Discussion on Answer
I don’t think that’s what the Hazon Ish writes there. He only says that there is no certainty that what is comfortable for us will happen. What will happen is what ought to happen, even if it is not good or convenient for us. Probability is not relevant to the issue.
In my own view, probabilistic considerations show that almost nothing happens from the Holy One, blessed be He, and therefore I do not agree with his approach, but that is a different discussion.
If the Rabbi has, among his articles, an article on the subject of trust according to the Hazon Ish, I’d appreciate it if the Rabbi would send me a link to read
Because the topic is very tangled for me
I don’t. But I can say that there is nothing tangled here at all (which is why I have no article about it). Either you assume that the Holy One, blessed be He, runs everything here, or you don’t. I’m in the “don’t” camp.
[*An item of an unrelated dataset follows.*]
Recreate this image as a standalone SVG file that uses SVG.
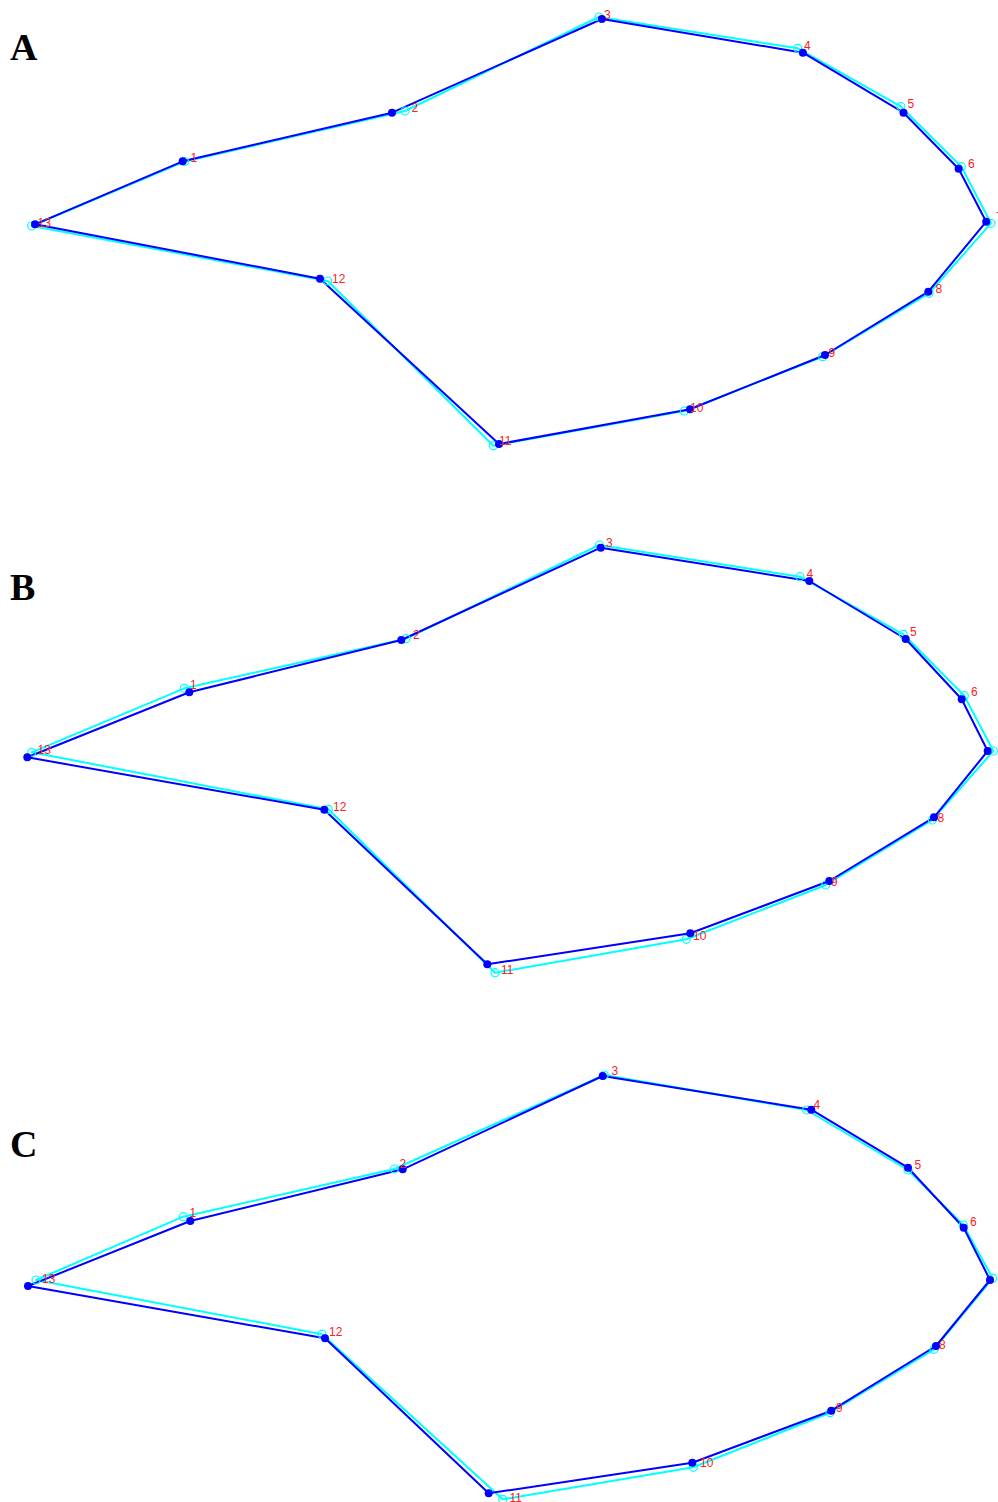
<svg xmlns="http://www.w3.org/2000/svg" width="998" height="1502" viewBox="0 0 998 1502">
  <style>
    .ref { fill: none; stroke: #00ffff; stroke-width: 2; stroke-linejoin: round; }
    .refpt { fill: none; stroke: #00ffff; stroke-width: 1.2; }
    .fit { fill: none; stroke: #0000ff; stroke-width: 2; stroke-linejoin: round; }
    .fitpt { fill: #0000ff; stroke: none; }
    .num { font-family: "Liberation Sans", Arial, sans-serif; font-size: 12px; fill: #ff2020; }
    .panel { font-family: "Liberation Serif", "Times New Roman", serif; font-size: 38px; font-weight: bold; fill: #000000; }
  </style>
  <rect x="0" y="0" width="998" height="1502" fill="#ffffff"/>

  <!-- Panel A -->
  <g id="panelA">
    <text class="panel" x="10" y="60">A</text>
    <g id="A-connectors">
      <polygon class="ref" points="184.5,161.5 405,111 599,17 797.8,48.3 901,106.7 961.4,166.7 991,223.3 929,293.3 822.7,356.7 684.3,411 493.3,445.7 327.7,281 31.7,226"/>
      <polygon class="fit" points="182.7,161.3 392,112.7 601.9,19 802.9,52.7 903.5,112.7 958.6,168.7 986.2,221.7 928.3,291.7 825,355 690,409.3 499,444 320,278.7 35,224.3"/>
    </g>
    <g id="A-reference-points">
      <circle class="refpt" cx="184.5" cy="161.5" r="4"/>
      <circle class="refpt" cx="405" cy="111" r="4"/>
      <circle class="refpt" cx="599" cy="17" r="4"/>
      <circle class="refpt" cx="797.8" cy="48.3" r="4"/>
      <circle class="refpt" cx="901" cy="106.7" r="4"/>
      <circle class="refpt" cx="961.4" cy="166.7" r="4"/>
      <circle class="refpt" cx="991" cy="223.3" r="4"/>
      <circle class="refpt" cx="929" cy="293.3" r="4"/>
      <circle class="refpt" cx="822.7" cy="356.7" r="4"/>
      <circle class="refpt" cx="684.3" cy="411" r="4"/>
      <circle class="refpt" cx="493.3" cy="445.7" r="4"/>
      <circle class="refpt" cx="327.7" cy="281" r="4"/>
      <circle class="refpt" cx="31.7" cy="226" r="4"/>
    </g>
    <g id="A-fitted-points">
      <circle class="fitpt" cx="182.7" cy="161.3" r="4"/>
      <circle class="fitpt" cx="392" cy="112.7" r="4"/>
      <circle class="fitpt" cx="601.9" cy="19" r="4"/>
      <circle class="fitpt" cx="802.9" cy="52.7" r="4"/>
      <circle class="fitpt" cx="903.5" cy="112.7" r="4"/>
      <circle class="fitpt" cx="958.6" cy="168.7" r="4"/>
      <circle class="fitpt" cx="986.2" cy="221.7" r="4"/>
      <circle class="fitpt" cx="928.3" cy="291.7" r="4"/>
      <circle class="fitpt" cx="825" cy="355" r="4"/>
      <circle class="fitpt" cx="690" cy="409.3" r="4"/>
      <circle class="fitpt" cx="499" cy="444" r="4"/>
      <circle class="fitpt" cx="320" cy="278.7" r="4"/>
      <circle class="fitpt" cx="35" cy="224.3" r="4"/>
    </g>
    <g id="A-labels">
      <text class="num" x="190.4" y="161.5">1</text>
      <text class="num" x="411.5" y="112">2</text>
      <text class="num" x="604" y="19">3</text>
      <text class="num" x="804" y="50">4</text>
      <text class="num" x="907.5" y="108">5</text>
      <text class="num" x="968" y="168">6</text>
      <text class="num" x="996" y="221">7</text>
      <text class="num" x="935.5" y="293.3">8</text>
      <text class="num" x="828.5" y="357">9</text>
      <text class="num" x="690" y="411.5">10</text>
      <text class="num" x="499" y="445">11</text>
      <text class="num" x="332" y="283">12</text>
      <text class="num" x="37.5" y="226.5">13</text>
    </g>
  </g>

  <!-- Panel B -->
  <g id="panelB">
    <text class="panel" x="10" y="600">B</text>
    <g id="B-connectors">
      <polygon class="ref" points="184.3,688.3 406,638.7 599.3,545 800,576.7 903.3,634.3 964.3,695.7 993.3,751 932.3,820 825.7,885 686.3,939.3 495,972.7 328.3,809.3 31.7,752.3"/>
      <polygon class="fit" points="189.3,692.3 401.3,640 600.7,547.7 809.3,581 905.7,639 961.7,699.3 987.7,751 934,817.3 829.3,881 690.3,933.3 487.3,964.3 324.3,809.7 27.3,757.3"/>
    </g>
    <g id="B-reference-points">
      <circle class="refpt" cx="184.3" cy="688.3" r="4"/>
      <circle class="refpt" cx="406" cy="638.7" r="4"/>
      <circle class="refpt" cx="599.3" cy="545" r="4"/>
      <circle class="refpt" cx="800" cy="576.7" r="4"/>
      <circle class="refpt" cx="903.3" cy="634.3" r="4"/>
      <circle class="refpt" cx="964.3" cy="695.7" r="4"/>
      <circle class="refpt" cx="993.3" cy="751" r="4"/>
      <circle class="refpt" cx="932.3" cy="820" r="4"/>
      <circle class="refpt" cx="825.7" cy="885" r="4"/>
      <circle class="refpt" cx="686.3" cy="939.3" r="4"/>
      <circle class="refpt" cx="495" cy="972.7" r="4"/>
      <circle class="refpt" cx="328.3" cy="809.3" r="4"/>
      <circle class="refpt" cx="31.7" cy="752.3" r="4"/>
    </g>
    <g id="B-fitted-points">
      <circle class="fitpt" cx="189.3" cy="692.3" r="4"/>
      <circle class="fitpt" cx="401.3" cy="640" r="4"/>
      <circle class="fitpt" cx="600.7" cy="547.7" r="4"/>
      <circle class="fitpt" cx="809.3" cy="581" r="4"/>
      <circle class="fitpt" cx="905.7" cy="639" r="4"/>
      <circle class="fitpt" cx="961.7" cy="699.3" r="4"/>
      <circle class="fitpt" cx="987.7" cy="751" r="4"/>
      <circle class="fitpt" cx="934" cy="817.3" r="4"/>
      <circle class="fitpt" cx="829.3" cy="881" r="4"/>
      <circle class="fitpt" cx="690.3" cy="933.3" r="4"/>
      <circle class="fitpt" cx="487.3" cy="964.3" r="4"/>
      <circle class="fitpt" cx="324.3" cy="809.7" r="4"/>
      <circle class="fitpt" cx="27.3" cy="757.3" r="4"/>
    </g>
    <g id="B-labels">
      <text class="num" x="190" y="689">1</text>
      <text class="num" x="413" y="639.3">2</text>
      <text class="num" x="606" y="546.7">3</text>
      <text class="num" x="806.5" y="577.7">4</text>
      <text class="num" x="910" y="636">5</text>
      <text class="num" x="971" y="696">6</text>
      <text class="num" x="937.5" y="821.7">8</text>
      <text class="num" x="831" y="885.5">9</text>
      <text class="num" x="693" y="940">10</text>
      <text class="num" x="501" y="974">11</text>
      <text class="num" x="333" y="810.5">12</text>
      <text class="num" x="37.5" y="754.3">13</text>
    </g>
  </g>

  <!-- Panel C -->
  <g id="panelC">
    <text class="panel" x="10" y="1157">C</text>
    <g id="C-connectors">
      <polygon class="ref" points="183.3,1216.7 394.3,1169 604.3,1075 806.7,1110 908,1170 963.3,1225 992.7,1278.3 934,1349.3 830,1412.7 693.3,1467.3 502.7,1499.3 322,1334.2 36,1280"/>
      <polygon class="fit" points="190.3,1221 402.7,1169.3 602.7,1076 811.3,1109.7 908,1167.7 963.7,1227.7 990,1280 936,1346 831.3,1410.7 692.3,1462.7 488.7,1493.3 325,1338.3 28,1286"/>
    </g>
    <g id="C-reference-points">
      <circle class="refpt" cx="183.3" cy="1216.7" r="4"/>
      <circle class="refpt" cx="394.3" cy="1169" r="4"/>
      <circle class="refpt" cx="604.3" cy="1075" r="4"/>
      <circle class="refpt" cx="806.7" cy="1110" r="4"/>
      <circle class="refpt" cx="908" cy="1170" r="4"/>
      <circle class="refpt" cx="963.3" cy="1225" r="4"/>
      <circle class="refpt" cx="992.7" cy="1278.3" r="4"/>
      <circle class="refpt" cx="934" cy="1349.3" r="4"/>
      <circle class="refpt" cx="830" cy="1412.7" r="4"/>
      <circle class="refpt" cx="693.3" cy="1467.3" r="4"/>
      <circle class="refpt" cx="502.7" cy="1499.3" r="4"/>
      <circle class="refpt" cx="322" cy="1334.2" r="4"/>
      <circle class="refpt" cx="36" cy="1280" r="4"/>
    </g>
    <g id="C-fitted-points">
      <circle class="fitpt" cx="190.3" cy="1221" r="4"/>
      <circle class="fitpt" cx="402.7" cy="1169.3" r="4"/>
      <circle class="fitpt" cx="602.7" cy="1076" r="4"/>
      <circle class="fitpt" cx="811.3" cy="1109.7" r="4"/>
      <circle class="fitpt" cx="908" cy="1167.7" r="4"/>
      <circle class="fitpt" cx="963.7" cy="1227.7" r="4"/>
      <circle class="fitpt" cx="990" cy="1280" r="4"/>
      <circle class="fitpt" cx="936" cy="1346" r="4"/>
      <circle class="fitpt" cx="831.3" cy="1410.7" r="4"/>
      <circle class="fitpt" cx="692.3" cy="1462.7" r="4"/>
      <circle class="fitpt" cx="488.7" cy="1493.3" r="4"/>
      <circle class="fitpt" cx="325" cy="1338.3" r="4"/>
      <circle class="fitpt" cx="28" cy="1286" r="4"/>
    </g>
    <g id="C-labels">
      <text class="num" x="189.5" y="1217.3">1</text>
      <text class="num" x="399.5" y="1168.3">2</text>
      <text class="num" x="611.5" y="1075">3</text>
      <text class="num" x="813.5" y="1109.3">4</text>
      <text class="num" x="914.5" y="1169">5</text>
      <text class="num" x="970" y="1226">6</text>
      <text class="num" x="939" y="1349.3">8</text>
      <text class="num" x="836" y="1411.7">9</text>
      <text class="num" x="700" y="1467.3">10</text>
      <text class="num" x="509.5" y="1501.5">11</text>
      <text class="num" x="329" y="1336">12</text>
      <text class="num" x="42" y="1282.7">13</text>
    </g>
  </g>
</svg>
Regarding the Hazon Ish’s understanding of trust: first I wanted to ask—he writes that from the human perspective the likelihood that things will happen is 50-50 [there is no greater probability that the good will happen rather than the bad, and vice versa], and trust, according to his definition, is that everything happens only from God, so how exactly did the Hazon Ish relate to tools that evaluate reality, for example statistics and probability? And also, what exactly is human effort according to him [does it make an impact or not]?